If you’re worried about a robot or an AI algorithm taking your job, you can take a little comfort in what I’ve written here. But you shouldn’t take a lot of comfort. As the Google car shows, computers can take over a whole lot of sophisticated manual and intellectual work without demonstrating any common sense or improvisational skill. Many years ago, Alan Turing observed that, as computers sped up and databases swelled, the “ingenuity” of programmers would be able to be substituted for the “intuition” of skilled professionals in many fields. We’re seeing that today on a broad scale, and we’re going to be seeing even more of it tomorrow. But Turing also concluded that there would always be limits to the use of ingenuity. There would always be an important place for intuition — for “spontaneous judgments which are not the result of conscious trains of reasoning.” Computers would not be able to substitute for talented, experienced people in all situations. And we’re seeing plenty of evidence of that today, too. If you’re a rapper, you may need to worry about shifts in fashion — capriciousness is another human quality that computers can’t match — but you can rest assured that robot rappers pose no threat whatsoever to your livelihood. Computers in the future will be able to do more than we assume but less than we fear.

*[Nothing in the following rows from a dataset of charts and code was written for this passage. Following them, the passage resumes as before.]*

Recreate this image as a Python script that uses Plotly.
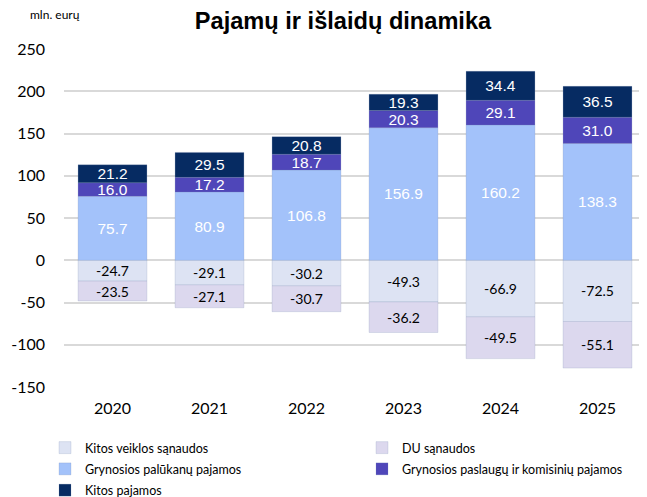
import plotly.graph_objects as go

years = ["2020", "2021", "2022", "2023", "2024", "2025"]
kitos_veiklos = [-24.7, -29.1, -30.2, -49.3, -66.9, -72.5]
du_sanaudos = [-23.5, -27.1, -30.7, -36.2, -49.5, -55.1]
palukanu = [75.7, 80.9, 106.8, 156.9, 160.2, 138.3]
paslaugu = [16.0, 17.2, 18.7, 20.3, 29.1, 31.0]
kitos_pajamos = [21.2, 29.5, 20.8, 19.3, 34.4, 36.5]
y_ticks = [-150, -100, -50, 0, 50, 100, 150, 200, 250]

series = [
    ("Kitos veiklos sąnaudos", kitos_veiklos, "#DDE3F3", "black", "Lato", 14, "legend"),
    ("DU sąnaudos", du_sanaudos, "#DCD8EE", "black", "Lato", 14, "legend2"),
    ("Grynosios palūkanų pajamos", palukanu, "#A3C2FA", "white", "Liberation Sans", 15.5, "legend"),
    ("Grynosios paslaugų ir komisinių pajamos", paslaugu, "#4F46B9", "white", "Liberation Sans", 15.5, "legend2"),
    ("Kitos pajamos", kitos_pajamos, "#062B62", "white", "Liberation Sans", 15.5, "legend"),
]

# the page body adds an 8px offset, so the figure is 8px smaller and shifted
OFF = 8
W, H = 647 - OFF, 497 - OFF

fig = go.Figure()
for i, (name, vals, color, tcolor, tfont, tsize, leg) in enumerate(series):
    fig.add_trace(go.Bar(
        x=years, y=vals, name=name, legend=leg, legendgroup=f"g{i}",
        marker=dict(color=color, line=dict(color="rgba(120,140,180,0.35)", width=0.6)),
        text=[f"{v:.1f}" for v in vals],
        textposition="inside", insidetextanchor="middle",
        textangle=0, constraintext="none",
        textfont=dict(color=tcolor, size=tsize, family=tfont),
        hoverinfo="skip",
    ))

legend_common = dict(orientation="v", xref="container", yref="container",
                     xanchor="left", yanchor="top",
                     font=dict(family="Lato", size=12.5, color="black"),
                     itemclick=False, tracegroupgap=2, bgcolor="rgba(0,0,0,0)")

fig.update_layout(
    barmode="relative",
    bargap=0.29,
    width=W, height=H,
    margin=dict(l=64 - OFF, r=1, t=49 - OFF, b=H - (387 - OFF), autoexpand=False),
    plot_bgcolor="white", paper_bgcolor="white",
    title=dict(text="<b>Pajamų ir išlaidų dinamika</b>", x=(343 - OFF) / W, xanchor="center",
               xref="container", yref="container",
               y=1 - (21 - OFF) / H, yanchor="middle",
               font=dict(family="Liberation Sans", size=23.6, color="black")),
    showlegend=True,
    legend=dict(x=(45 - OFF) / W, y=1 - (433 - OFF) / H, **legend_common),
    legend2=dict(x=(362 - OFF) / W, y=1 - (433 - OFF) / H, **legend_common),
    xaxis=dict(tickfont=dict(family="Lato", size=16, color="black"),
               showgrid=False, showline=False, ticks="", ticklabelstandoff=10,
               automargin=False),
    yaxis=dict(range=[-150, 250], tickvals=y_ticks, ticktext=[str(v) for v in y_ticks],
               tickfont=dict(family="Lato", size=16, color="black"),
               showgrid=True, gridcolor="#D9D9D9", gridwidth=2,
               zeroline=True, zerolinecolor="#D9D9D9", zerolinewidth=2,
               ticks="", ticklabelstandoff=18, automargin=False),
    annotations=[dict(text="mln. eurų", x=(55 - 64) / 582, y=(387 - 15) / 338,
                      xref="paper", yref="paper",
                      xanchor="center", yanchor="middle", showarrow=False,
                      font=dict(family="Lato", size=12, color="black"))],
)
fig.write_html("out.html")
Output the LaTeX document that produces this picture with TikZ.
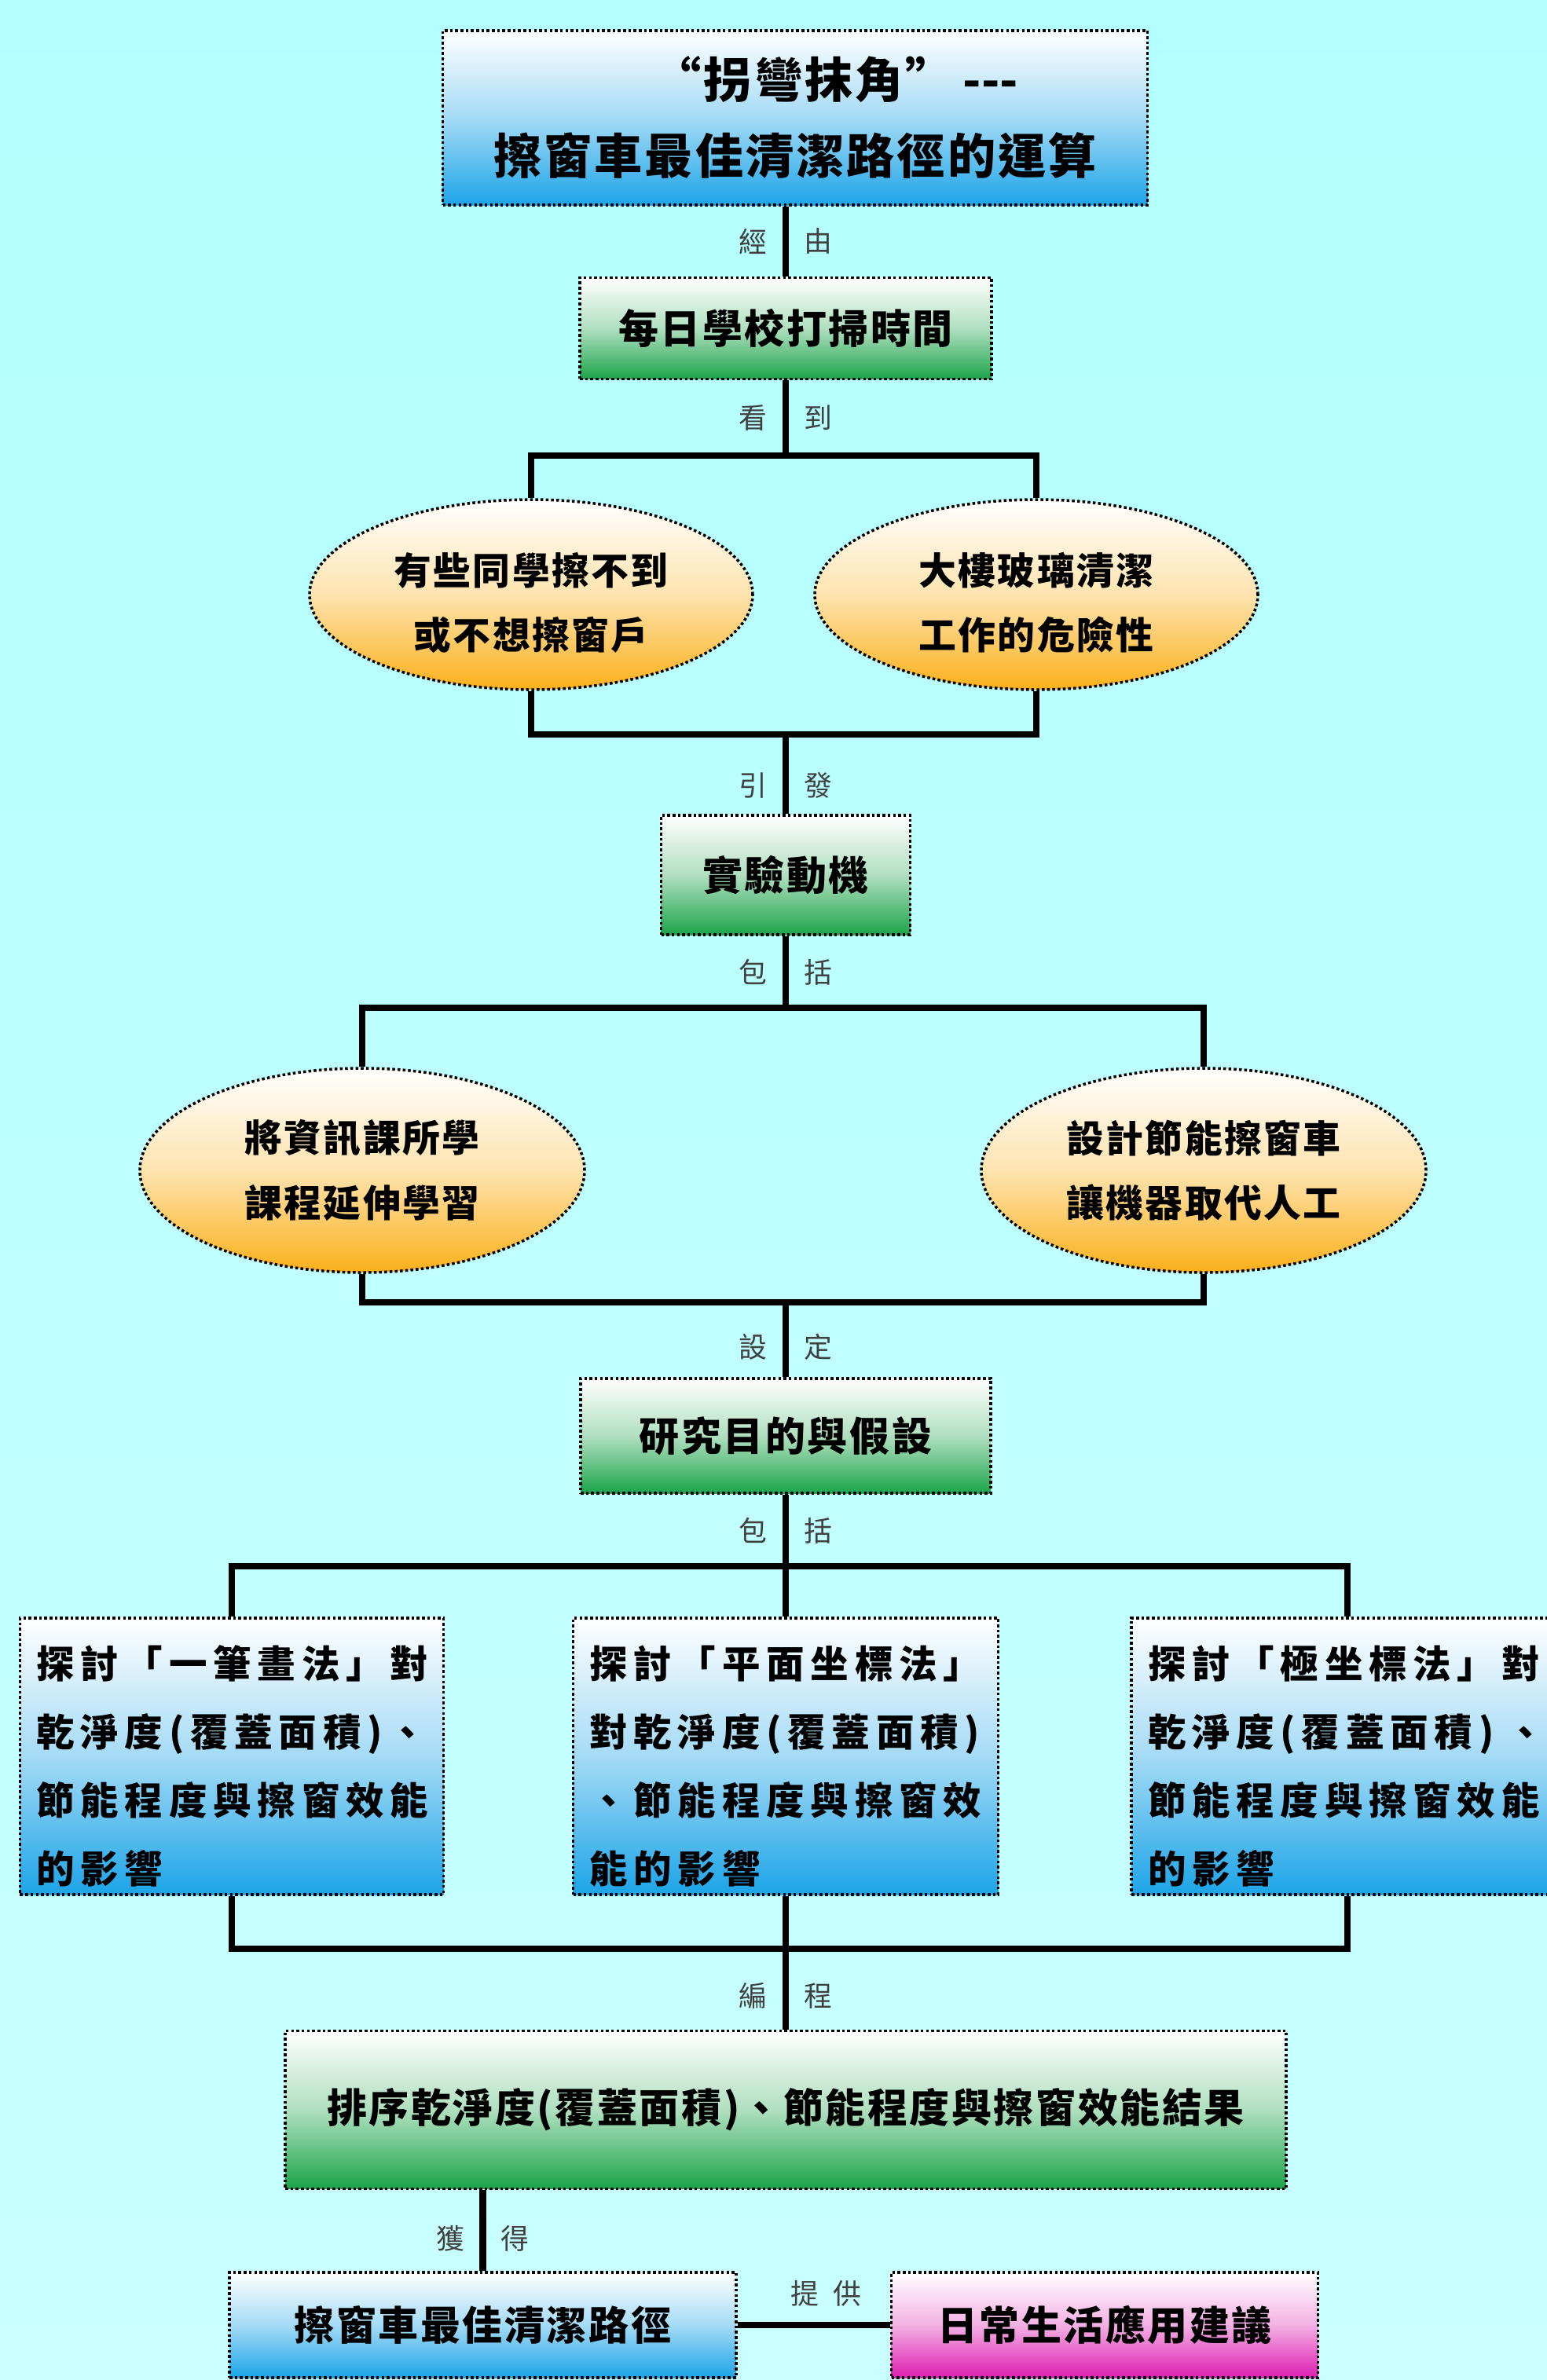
\documentclass[tikz,border=0pt]{standalone}
\usepackage{fontspec}
\setmainfont{Noto Sans CJK TC}
\newfontfamily\boxfont{Noto Sans CJK TC}[LetterSpace=5]
\newfontfamily\widefont{Noto Sans CJK TC}[LetterSpace=16]
\usetikzlibrary{shapes.geometric}

\definecolor{bgtop}{RGB}{179,255,255}
\definecolor{bgbot}{RGB}{201,255,255}
\definecolor{skyend}{RGB}{28,164,232}
\definecolor{leafend}{RGB}{28,164,74}
\definecolor{amberend}{RGB}{251,176,26}
\definecolor{roseend}{RGB}{222,30,178}

\tikzset{
  card/.style={draw=black, line width=1pt, dash pattern=on 1pt off 0.9pt,
    inner sep=0pt, align=center, font=\boxfont\bfseries\fontsize{14.5}{22}\selectfont},
  skycard/.style={card, top color=white, bottom color=skyend, middle color=skyend!40},
  leafcard/.style={card, top color=white, bottom color=leafend, middle color=leafend!35},
  rosecard/.style={card, top color=white, bottom color=roseend, middle color=roseend!35},
  skytext/.style={skycard, minimum height=3.52cm, align=left, inner xsep=0.21cm,
    font=\widefont\bfseries\fontsize{13.8}{24.75}\selectfont},
  amberoval/.style={card, ellipse, top color=white, bottom color=amberend, middle color=amberend!35,
    font=\boxfont\bfseries\fontsize{13.6}{23.5}\selectfont},
  link/.style={draw=black, line width=2.3pt},
  tagl/.style={left, inner xsep=5.5pt, text=black!75, font=\fontsize{10.2}{12}\selectfont},
  tagr/.style={right, inner xsep=5.5pt, text=black!75, font=\fontsize{10.2}{12}\selectfont}
}

\begin{document}
\begin{tikzpicture}[x=1cm,y=-1cm]
\useasboundingbox (0,0) rectangle (19.69,30.30);
\fill[top color=bgtop, bottom color=bgbot] (0,0) rectangle (19.69,30.30);

\node[skycard, minimum width=8.97cm, minimum height=2.22cm,
  font=\boxfont\bfseries\fontsize{17.4}{27.6}\selectfont] (title) at (10.12,1.50)
  {\hspace*{1.04cm}“拐彎抹角”\hspace{0.12cm}\mbox{-}\mbox{-}\mbox{-}\\擦窗車最佳清潔路徑的運算};
\node[leafcard, minimum width=5.24cm, minimum height=1.29cm] (clean) at (10.00,4.18) {每日學校打掃時間};
\node[amberoval, minimum width=5.64cm, minimum height=2.42cm] (reach) at (6.76,7.57) {\rule{0pt}{0.62cm}有些同學擦不到\\或不想擦窗戶};
\node[amberoval, minimum width=5.64cm, minimum height=2.42cm] (danger) at (13.19,7.57) {\rule{0pt}{0.62cm}大樓玻璃清潔\\工作的危險性};
\node[leafcard, minimum width=3.17cm, minimum height=1.52cm] (motive) at (10.00,11.14) {實驗動機};
\node[amberoval, minimum width=5.66cm, minimum height=2.60cm] (course) at (4.61,14.90) {將資訊課所學\\課程延伸學習};
\node[amberoval, minimum width=5.66cm, minimum height=2.60cm] (robot) at (15.32,14.90) {設計節能擦窗車\\讓機器取代人工};
\node[leafcard, minimum width=5.22cm, minimum height=1.46cm] (aim) at (10.00,18.28) {研究目的與假設};
\node[skytext, text width=4.97cm] (stroke) at (2.95,22.36)
  {\rule{0pt}{0.67cm}探討「一筆畫法」對\\乾淨度(覆蓋面積)、\\節能程度與擦窗效能\\的影響};
\node[skytext, text width=4.99cm] (plane) at (10.00,22.36)
  {\rule{0pt}{0.67cm}探討「平面坐標法」\\對乾淨度(覆蓋面積)\\、節能程度與擦窗效\\能的影響};
\node[skytext, text width=5.08cm] (polar) at (17.15,22.36)
  {\rule{0pt}{0.67cm}探討「極坐標法」對\\乾淨度(覆蓋面積) 、\\節能程度與擦窗效能\\的影響};
\node[leafcard, minimum width=12.74cm, minimum height=2.01cm] (rank) at (10.00,26.86)
  {排序乾淨度(覆蓋面積)、節能程度與擦窗效能結果};
\node[skycard, minimum width=6.45cm, minimum height=1.34cm] (route) at (6.145,29.60) {擦窗車最佳清潔路徑};
\node[rosecard, minimum width=5.43cm, minimum height=1.34cm] (advice) at (14.06,29.60) {日常生活應用建議};

\coordinate (j1) at (10.00,5.80);
\coordinate (j2) at (10.00,9.35);
\coordinate (j3) at (10.00,12.83);
\coordinate (j4) at (10.00,16.58);
\coordinate (j5) at (10.00,19.94);
\coordinate (j6) at (10.00,24.81);

\draw[link] (clean.north |- title.south) -- node[tagl]{經} node[tagr]{由} (clean.north);
\draw[link] (clean) -- node[tagl]{看} node[tagr]{到} (j1);
\draw[link] (reach.north) |- (j1) -| (danger.north);
\draw[link] (reach.south) |- (j2) -| (danger.south);
\draw[link] (j2) -- node[tagl,pos=.64]{引} node[tagr,pos=.64]{發} (motive);
\draw[link] (motive) -- node[tagl]{包} node[tagr]{括} (j3);
\draw[link] (course.north) |- (j3) -| (robot.north);
\draw[link] (course.south) |- (j4) -| (robot.south);
\draw[link] (j4) -- node[tagl,pos=.6]{設} node[tagr,pos=.6]{定} (aim);
\draw[link] (aim) -- node[tagl]{包} node[tagr]{括} (j5);
\draw[link] (stroke.north) |- (j5) -| (polar.north);
\draw[link] (j5) -- (plane);
\draw[link] (stroke.south) |- (j6) -| (polar.south);
\draw[link] (plane) -- (j6);
\draw[link] (j6) -- node[tagl,pos=.58]{編} node[tagr,pos=.58]{程} (rank);
\draw[link] (route.north |- rank.south) -- node[tagl,pos=.6]{獲} node[tagr,pos=.6]{得} (route.north);
\draw[link] (route) -- node[above, inner ysep=5.5pt, xshift=0.16cm, text=black!75,
  font=\fontsize{10.2}{12}\selectfont]{提\hspace{0.18cm}供} (advice);
\end{tikzpicture}
\end{document}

Ever since our ancestors made the first tools, we have been dividing labor between ourselves and our technologies. And the line between human effort and machine effort is always changing, for better and for worse. It would probably be a good idea to spend a little less time worrying about, or yearning for, a future in which robots take all our jobs and a little more time thinking about how to divide labor between people and computers in the wisest possible way.
*The Finnish researchers admit that when they apply their statistical model of rap lyrics to Eminem’s work, it scores poorly. The reason? Eminem is a master at “bending” — altering the pronunciation of words to create assonance and other rhymes where the rules say they shouldn’t exist. Eminem, in other words, improvises.
**Tomorrow, for example, Berkeley researchers will present a paper on a machine-learning technique that appears to enable a robot to master simple new tasks through a process of trial and error.
†Progress in robotics hinges not only on advances in programming but also on advances in many other areas, such as materials and motors. These, too, can follow sigmoidal curves. For a lucid discussion, see Illah Reza Nourbakhsh’s book Robot Futures.